Dava konusu taşınmazlar, hibe ve kazandırıcı zamanaşımı zilyetliği nedeniyle eşit paylarla davalılar ... ile ... adlarına ayrı ayrı tespit edilmiştir. Davacılar ... ve müşterekleri, miras yoluyla gelen hakka ve kazandırıcı zamanaşımı zilyetliği nedenine dayanarak, taşınmazların miras payları oranında adlarına tescili istemiyle dava açmışlardır. Mahkemece yapılan yargılama sonunda, dava konusu taşınmazların, tarafların kök murisi Kamil’den geldiği ve murisin terekesinin taksim edildiği kabul edilmek suretiyle davanın kabulüne karar verilmiş, söz konusu kararın davalılardan ...’ın temyiz etmesi üzerine hüküm, Dairemizin 06.03.2014 tarih, 2014/2783 Esas, 2189 Karar sayılı ilamıyla yukarıda açıklanan gerekçeyle bozulmuştur. Mahkemece bozma ilamına uyularak yapılan yargılama sonunda davanın reddine, taşınmazların tespit gibi tescillerine karar verilmiş ise de, varılan sonuç dosya kapsamına uygun değildir. Mahkemece verilen ilk hüküm, yalnızca davalılardan ... tarafından temyiz edilmiş, böylece hüküm, kararı temyiz etmeyen davalı ... yönünden kesinleşmiştir.

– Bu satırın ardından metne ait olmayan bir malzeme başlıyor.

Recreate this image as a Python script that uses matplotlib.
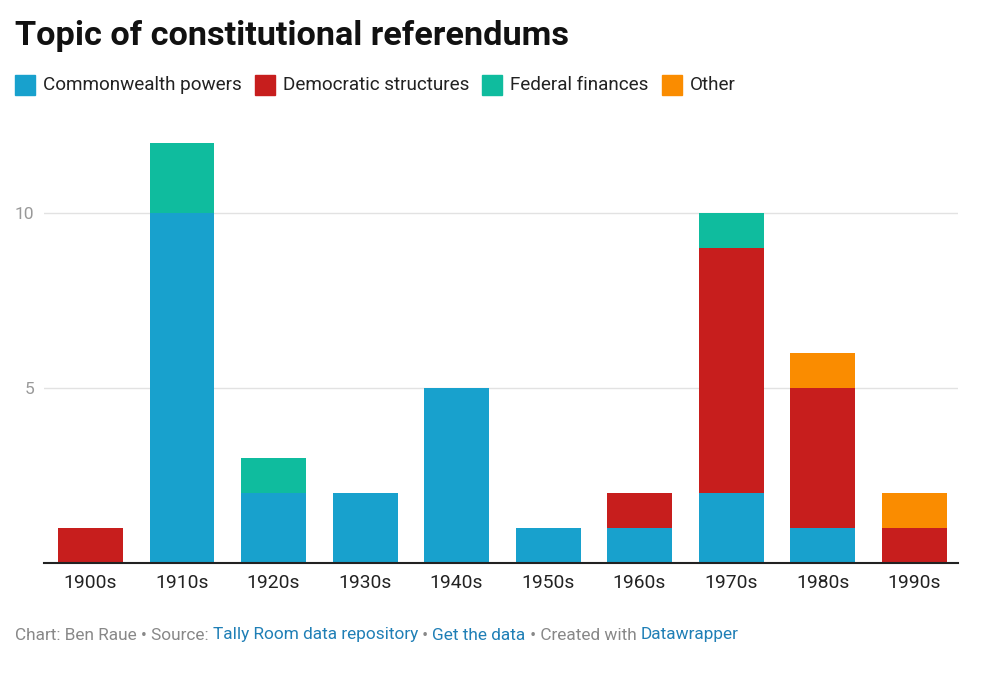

Hal böyle olunca; mahkemece davalılardan ... payı yönünden davanın reddine karar verilmesi gerekirken, kesinleşmiş ... payının tekrar hükme konu edilmesi ve davacı taraf yararına oluşan usuli kazanılmış hakkı ihlal edecek şekilde hüküm kurulması isabetsiz olup, temyiz itirazları açıklanan nedenlerle yerinde görüldüğünden kabulü ile hükmün BOZULMASINA, peşin yatırılan temyiz karar harcının talep halinde temyiz edene iadesine, yasal koşullar gerçekleştiğinde kararın tebliğinden itibaren 15 gün içinde karar düzeltme yolu açık olmak üzere, 11.11.2019 gününde oybirliğiyle karar verildi.